世界の舞台へ展望は広がった
この秋、GIの1番人気馬「7連勝中」は知れ渡っていた。だが、さすがに「そろそろ危ないのではないか」と、内心みんなが感じていた。ただし、それはこのあと全能力発揮の難しい2歳の「阪神JF」や「朝日杯FS」であり、4歳クリソベリル(父ゴールドアリュール)には国内8戦8勝の底力の裏付けがある。まして、まだ未完成だった3歳時に勝っているのがチャンピオンズC。崩れる危険は少ないはずだ、と不安を振り払った支持だった。
だが、昨年4着に封じた今年5歳のチュウワウィザード(父キングカメハメハ)に差されただけでなく、7歳になっていた昨年2着のゴールドドリーム(父ゴールドアリュール)、3着だった6歳インティ(父ケイムホーム)にも先着を許す4着に沈んでしまった。
4度目の対決でクリソベリルに勝利したチュウワウィザード
当日の馬体重12キロ増の554キロは、3歳だった昨年が550キロなので太め残りには映らなかった。ただ、ちょっと物足りない動きだった追い切りのあとの計測(木曜)が562キロだったため、土曜日に前日追いをかけたものの、休み明けのJBCクラシックを勝ったあと、寒くなる時期の巨漢馬でもあり、調整が難しかったのだろう。体つきは少しも悪くなかったが、王者らしい迫力と威厳はなかったかもしれない。
インティ(外枠13番)をマークするように15番枠から先行した位置取りは昨年とほぼ同じ。そのインティを交わせず、チュウワウィザードにも、ゴールドドリームにも差された内容は物足りなかった。10戦8勝の4歳馬。力負けではない。巻き返しに期待したい。
鮮やかに勝った5歳チュウワウィザードは、2019年のJBCクラシック、2020年の川崎記念に次いでGI/JpnI3勝目。昨年のチャンピオンズC4着を含めて凡走なしの[10-3-4-1]。クリソベリルと4度目の対決で、ついに倒すことに成功した。戸崎圭太騎手とは2戦2勝。皮肉なことにクリソベリルの川田将雅騎手と[7-2-1-0]の名コンビだった。
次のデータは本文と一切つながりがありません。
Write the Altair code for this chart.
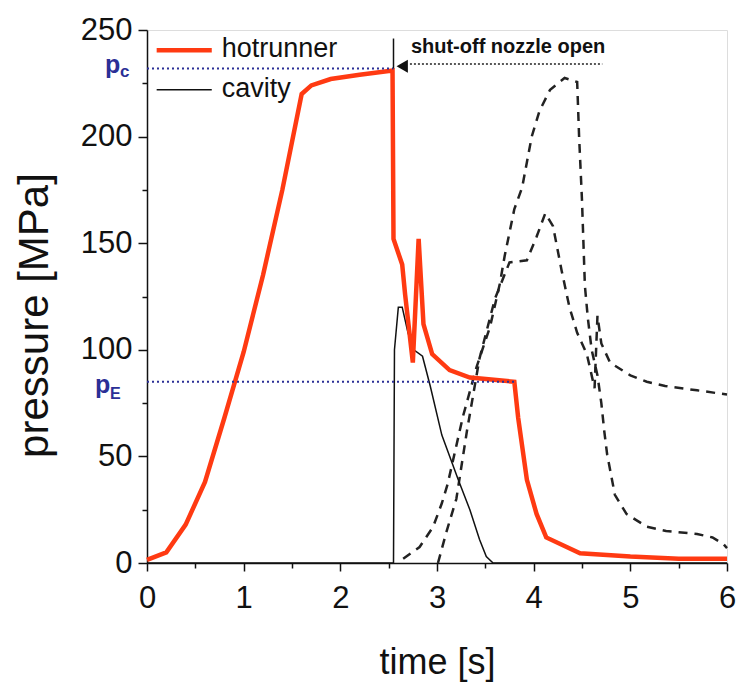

チュウワウィザードはこの勝利により、来年のサウジC、来春こそは開催…のドバイワールドCを展望することになる。
種牡馬キングカメハメハ産駒は2013年ベルシャザール、2014年ホッコータルマエに続いて3勝目。ファミリーは輸入牝馬ファンシミンから発展する一族で、イトコになるのが2018年のチャンピオンズCなどGI/JpnIを4勝ルヴァンスレーヴ(父シンボリクリスエス)。母チュウワブロッサムの半妹アイアンテーラーもJpnIIIクイーン賞などGI/JpnI6勝馬であり、クリソベリルのファミリーとともに近年の日本の「ダート界」を代表する牝系。ルヴァンスレーヴ(5歳)は、新種牡馬として2021年から社台スタリオンSで供用される。
ゴールドドリームは昨2019年に続いての2着で、チャンピオンズC[1-2-0-1]となった。7歳での2着連対は、2012年までのジャパンCダート時代を含めても、2013年のワンダーアキュートに次いで史上2頭目になる。近年はダート界の世代交代も早まったが、タフなGI/JpnI5勝馬としてまだがんばれるだろう。
インティは、比較的すんなりハナに立って前半1000m通過60秒8だった昨年と異なり、今年は馬体を離してはいてもエアアルマス(父マジェスティックウォリアー)と併走の形で1000m通過60秒3。ちょっと苦しい展開だった。そのため自身の上がり37秒4(昨年は35秒9)となって今年も3着。7連勝したあと、8連敗[0-1-3-4]はきびしい結果だが、少しずつ自在性は増している。引き続きマークはきついが、そろそろ勝機が訪れるだろう。
5着に突っ込んだ6歳モズアスコット(父Frankelフランケル)はこれが引退レース。芝の安田記念、ダートのフェブラリーSの勝ち馬であり、フランケルの後継種牡馬。芝もダートも平気な産駒を送るサイアーとして活躍して欲しい。イトコにあたるTo Honor and Serveトゥオナーアンドサーヴ(G1・2勝馬)は、種牡馬としてもUSAのG1勝ち馬を送っている。
2番人気の3歳カフェファラオ(父American Pharoahアメリカンファラオ)は、浅いキャリアを考慮し途中からうまく外に出したが、ユニコーンSを圧勝した当時の伸びはなかった。これからだろう。年長のチュウワウィザード、ゴールドドリームが示したように、ダートのエースは厳しい敗戦を経験して本物になる。